This week, the NC Department of Public Instruction (DPI) released the fourth draft of North Carolina social studies standards. I reviewed the available documents, but I took a particular interest in the document that compares the third and fourth drafts of the eighth grade standards, focusing on North Carolina and United States history. That document contains a misplaced note on page two that appears to explain the theory underlying the latest revision (see above).

DPI does not identify the author or the origin of the note and undoubtedly will try to downplay it. But it lays bare the motivation for including detailed standards focused on marginalized groups — a repulsive mistrust of white social studies teachers … like my wife.

The mystery note declares that white teachers will only be interested in focusing on “white perspective/individuals,” rather than the experiences of “individuals that were not in power.” It also implies that white teachers will purposefully exclude “negative examples of white supremacy like slavery, groups like the KKK, Indian removal, sharecropping” unless the standards compel white educators to include them.

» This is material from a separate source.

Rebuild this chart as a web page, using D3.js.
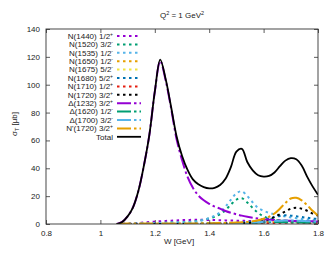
<!DOCTYPE html>
<html>
<head>
<meta charset="utf-8">
<script src="https://cdn.jsdelivr.net/npm/d3@7"></script>
<style>
  body { margin: 0; background: #fff; }
  text { font-family: "Liberation Sans", Arial, sans-serif; fill: #222; }
</style>
</head>
<body>
<div id="chart"></div>
<script>
// W grid [GeV], 0.02 steps
var wGrid = [1.06, 1.08, 1.10, 1.12, 1.14, 1.16, 1.18, 1.20, 1.22, 1.24,
             1.26, 1.28, 1.30, 1.32, 1.34, 1.36, 1.38, 1.40, 1.42, 1.44,
             1.46, 1.48, 1.50, 1.52, 1.54, 1.56, 1.58, 1.60, 1.62, 1.64,
             1.66, 1.68, 1.70, 1.72, 1.74, 1.76, 1.78, 1.80];

var n1440 = [0, 0.1, 0.3, 0.5, 0.8, 1.1, 1.4, 1.7, 2, 2.2, 2.4, 2.6, 2.8, 2.9, 3, 3, 3, 2.9, 2.8, 2.7,
             2.6, 2.5, 2.4, 2.3, 2.2, 2.1, 2, 1.9, 1.8, 1.7, 1.6, 1.5, 1.5, 1.4, 1.4, 1.3, 1.3, 1.2];
var n1520 = [0, 0.1, 0.2, 0.3, 0.4, 0.5, 0.6, 0.7, 0.8, 0.9, 1, 1.1, 1.2, 1.4, 1.8, 2.3, 3, 4, 5.2, 7,
             10, 14, 17.5, 18.5, 15.5, 11.5, 8, 5.5, 4, 3.2, 2.6, 2.2, 2, 1.8, 1.6, 1.5, 1.4, 1.3];
var n1535 = [0, 0.1, 0.2, 0.3, 0.4, 0.5, 0.6, 0.7, 0.8, 0.9, 1, 1.1, 1.2, 1.3, 1.6, 2.1, 3, 4.3, 6, 8.5,
             12.5, 17.5, 22, 23.5, 20, 15.5, 11.5, 9.5, 8, 7, 6.2, 5.4, 4.7, 4.1, 3.6, 3.2, 2.8, 2.5];
var n1650 = [0, 0, 0, 0, 0, 0, 0, 0, 0, 0, 0, 0, 0, 0, 0.1, 0.1, 0.1, 0.2, 0.2, 0.3,
             0.3, 0.4, 0.5, 0.6, 0.7, 0.9, 1.1, 1.4, 1.8, 2.2, 2.5, 2.4, 2.1, 1.8, 1.5, 1.3, 1.1, 1];
var n1675 = [0, 0, 0, 0, 0, 0, 0, 0, 0, 0, 0, 0, 0, 0, 0, 0, 0, 0.1, 0.1, 0.1,
             0.2, 0.2, 0.3, 0.3, 0.4, 0.5, 0.6, 0.8, 1, 1.2, 1.4, 1.5, 1.4, 1.3, 1.1, 1, 0.9, 0.8];
var n1680 = [0, 0, 0, 0, 0, 0, 0, 0, 0, 0, 0, 0.1, 0.1, 0.1, 0.2, 0.2, 0.3, 0.3, 0.4, 0.5,
             0.6, 0.7, 0.8, 1, 1.3, 1.7, 2.3, 3, 4, 5, 5.8, 6.2, 6, 5.5, 5, 4.5, 4, 3.6];
var n1710 = [0, 0, 0, 0, 0, 0, 0, 0, 0, 0, 0, 0, 0, 0, 0, 0, 0, 0, 0.1, 0.1,
             0.1, 0.1, 0.2, 0.2, 0.2, 0.3, 0.3, 0.4, 0.5, 0.6, 0.8, 0.9, 1, 1, 0.9, 0.8, 0.8, 0.7];
var n1720 = [0, 0, 0, 0, 0, 0, 0, 0, 0, 0, 0, 0, 0, 0, 0.1, 0.1, 0.1, 0.1, 0.2, 0.2,
             0.3, 0.3, 0.4, 0.5, 0.6, 1, 1.4, 2, 3.2, 5, 7, 9, 11, 11.7, 11, 9.5, 7.5, 6];
var d1232 = [0, 1.5, 5.5, 12, 24, 42, 64, 95, 117, 103, 83, 61, 46, 34, 26, 20.5, 17, 14.5, 12.5, 11,
             9.3, 8, 7, 6, 5.2, 4.5, 3.9, 3.4, 3.1, 2.8, 2.6, 2.5, 2.3, 2.2, 2.1, 2, 1.9, 1.8];
var d1620 = [0, 0, 0, 0, 0, 0, 0, 0, 0, 0, 0, 0, 0, 0, 0, 0, 0, 0.1, 0.1, 0.1,
             0.2, 0.2, 0.3, 0.4, 0.5, 0.7, 1, 1.3, 1.5, 1.4, 1.3, 1.2, 1.1, 1, 1, 0.9, 0.9, 0.8];
var d1700 = [0, 0, 0, 0, 0, 0, 0, 0, 0.1, 0.1, 0.1, 0.1, 0.2, 0.2, 0.2, 0.3, 0.3, 0.3, 0.4, 0.4,
             0.5, 0.6, 0.7, 0.8, 0.9, 1.1, 1.3, 1.6, 1.9, 2.2, 2.4, 2.5, 2.5, 2.4, 2.2, 2, 1.8, 1.6];
var np1720 = [0, 0.2, 0.3, 0.3, 0.3, 0.3, 0.3, 0.3, 0.3, 0.3, 0.3, 0.3, 0.3, 0.3, 0.4, 0.4, 0.5, 0.5, 0.6, 0.7,
              0.8, 0.9, 1, 1.2, 1.5, 2, 2.7, 3.8, 5.2, 7.5, 11, 15, 18.3, 18.8, 17, 13.5, 9.5, 6];
var total = [0, 1.5, 5.5, 12, 24, 42, 64, 95, 118, 104, 84, 63, 49, 39, 32, 28.5, 26.5, 25.6, 26, 28,
             32.5, 41, 52, 54, 44.5, 38.5, 35, 34, 34.5, 37, 41.5, 45.5, 47.3, 46.5, 42, 34, 27, 21];

var labels = [["N(1440) 1/2", "+"], ["N(1520) 3/2", "-"], ["N(1535) 1/2", "-"], ["N(1650) 1/2", "-"],
              ["N(1675) 5/2", "-"], ["N(1680) 5/2", "+"], ["N(1710) 1/2", "+"], ["N(1720) 3/2", "+"],
              ["\u0394(1232) 3/2", "+"], ["\u0394(1620) 1/2", "-"], ["\u0394(1700) 3/2", "-"],
              ["N'(1720) 3/2", "+"], ["Total", ""]];
var seriesValues = [n1440, n1520, n1535, n1650, n1675, n1680, n1710, n1720, d1232, d1620, d1700, np1720, total];
var colors = ["#9400d3", "#009e73", "#56b4e9", "#e69f00", "#f0e442", "#0072b2", "#e51e10", "#000000",
              "#9400d3", "#009e73", "#56b4e9", "#e69f00", "#000000"];
var xTicks = [0.8, 1, 1.2, 1.4, 1.6, 1.8];
var yTicks = [0, 20, 40, 60, 80, 100, 120, 140];

var width = 332, height = 257;
var plotL = 46, plotR = 318, plotT = 29, plotB = 224;

var svg = d3.select("#chart").append("svg")
    .attr("width", width).attr("height", height);

var x = d3.scaleLinear().domain([0.8, 1.8]).range([plotL, plotR]);
var y = d3.scaleLinear().domain([0, 140]).range([plotB, plotT]);

// curves first, so frame lies on top
var line = d3.line()
    .x((d, i) => x(wGrid[i]))
    .y(d => y(d))
    .curve(d3.curveCatmullRom.alpha(0.5));

svg.append("defs").append("clipPath").attr("id", "clip")
    .append("rect").attr("x", plotL).attr("y", plotT).attr("width", plotR - plotL).attr("height", plotB - plotT);

function dashFor(i) {
    if (i < 8) return "2.5,3.5";
    if (i < 12) return "14,3,2.5,3";
    return null;
}

var g = svg.append("g").attr("clip-path", "url(#clip)");
seriesValues.forEach(function (vals, i) {
    g.append("path")
        .attr("d", line(vals))
        .attr("fill", "none")
        .attr("stroke", colors[i])
        .attr("stroke-width", i == 12 ? 1.8 : 2)
        .attr("stroke-dasharray", dashFor(i));
});

// axes: inside ticks, mirrored
var axisColor = "#333";
svg.append("g").attr("transform", "translate(0," + plotB + ")")
    .call(d3.axisBottom(x).tickValues(xTicks).tickSizeInner(-4).tickSizeOuter(0).tickPadding(6)
        .tickFormat(d3.format("")))
    .call(a => a.select(".domain").remove());
svg.append("g").attr("transform", "translate(0," + plotT + ")")
    .call(d3.axisTop(x).tickValues(xTicks).tickSizeInner(-4).tickSizeOuter(0).tickFormat(""))
    .call(a => a.select(".domain").remove());
svg.append("g").attr("transform", "translate(" + plotL + ",0)")
    .call(d3.axisLeft(y).tickValues(yTicks).tickSizeInner(-4).tickSizeOuter(0).tickPadding(6))
    .call(a => a.select(".domain").remove());
svg.append("g").attr("transform", "translate(" + plotR + ",0)")
    .call(d3.axisRight(y).tickValues(yTicks).tickSizeInner(-4).tickSizeOuter(0).tickFormat(""))
    .call(a => a.select(".domain").remove());

svg.selectAll(".tick line").attr("stroke", axisColor).attr("stroke-width", 0.8);
svg.selectAll(".tick text").attr("font-size", 8).attr("fill", "#222")
    .attr("font-family", "Liberation Sans, Arial, sans-serif");

svg.append("rect")
    .attr("x", plotL).attr("y", plotT).attr("width", plotR - plotL).attr("height", plotB - plotT)
    .attr("fill", "none").attr("stroke", axisColor).attr("stroke-width", 0.9);

// title
var title = svg.append("text").attr("x", 182).attr("y", 18).attr("text-anchor", "middle").attr("font-size", 8);
title.append("tspan").text("Q");
title.append("tspan").attr("font-size", 5.5).attr("dy", -3).text("2");
title.append("tspan").attr("dy", 3).text(" = 1 GeV");
title.append("tspan").attr("font-size", 5.5).attr("dy", -3).text("2");

// axis labels
svg.append("text").attr("x", 179).attr("y", 244).attr("text-anchor", "middle").attr("font-size", 8)
    .text("W [GeV]");
var yl = svg.append("text").attr("transform", "translate(17,124) rotate(-90)")
    .attr("text-anchor", "middle").attr("font-size", 8);
yl.append("tspan").text("\u03c3");
yl.append("tspan").attr("font-size", 5.5).attr("dy", 2).text("T");
yl.append("tspan").attr("dy", -2).text(" [\u03bcb]");

// legend
var legX = 113, legY0 = 36, legStep = 8.4;
labels.forEach(function (lab, i) {
    var yy = legY0 + i * legStep;
    var t = svg.append("text").attr("x", legX).attr("y", yy + 2.8)
        .attr("text-anchor", "end").attr("font-size", 8);
    t.append("tspan").text(lab[0]);
    if (lab[1]) t.append("tspan").attr("font-size", 5).attr("dy", -3).text(lab[1]);
    svg.append("line")
        .attr("x1", 117).attr("x2", 141).attr("y1", yy).attr("y2", yy)
        .attr("stroke", colors[i])
        .attr("stroke-width", i == 12 ? 1.8 : 2)
        .attr("stroke-dasharray", dashFor(i));
});
</script>
</body>
</html>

(Note: I believe “8th went from 24-25” refers to the increase of standards from 24 standards in the third draft to 25 standards in the fourth draft.)

How did we get here?

The current review and revision of academic standards for the state’s K-12 social studies courses began in April 2019, and DPI curriculum developers published the first draft the following December. At that time, DPI planned to publish at least two additional revisions of the standards and present a final version to the State Board of Education for approval at one of its spring meetings. That would have given public schools sufficient time to install the new standards during the 2020-21 school year and have them fully implemented during the following school year.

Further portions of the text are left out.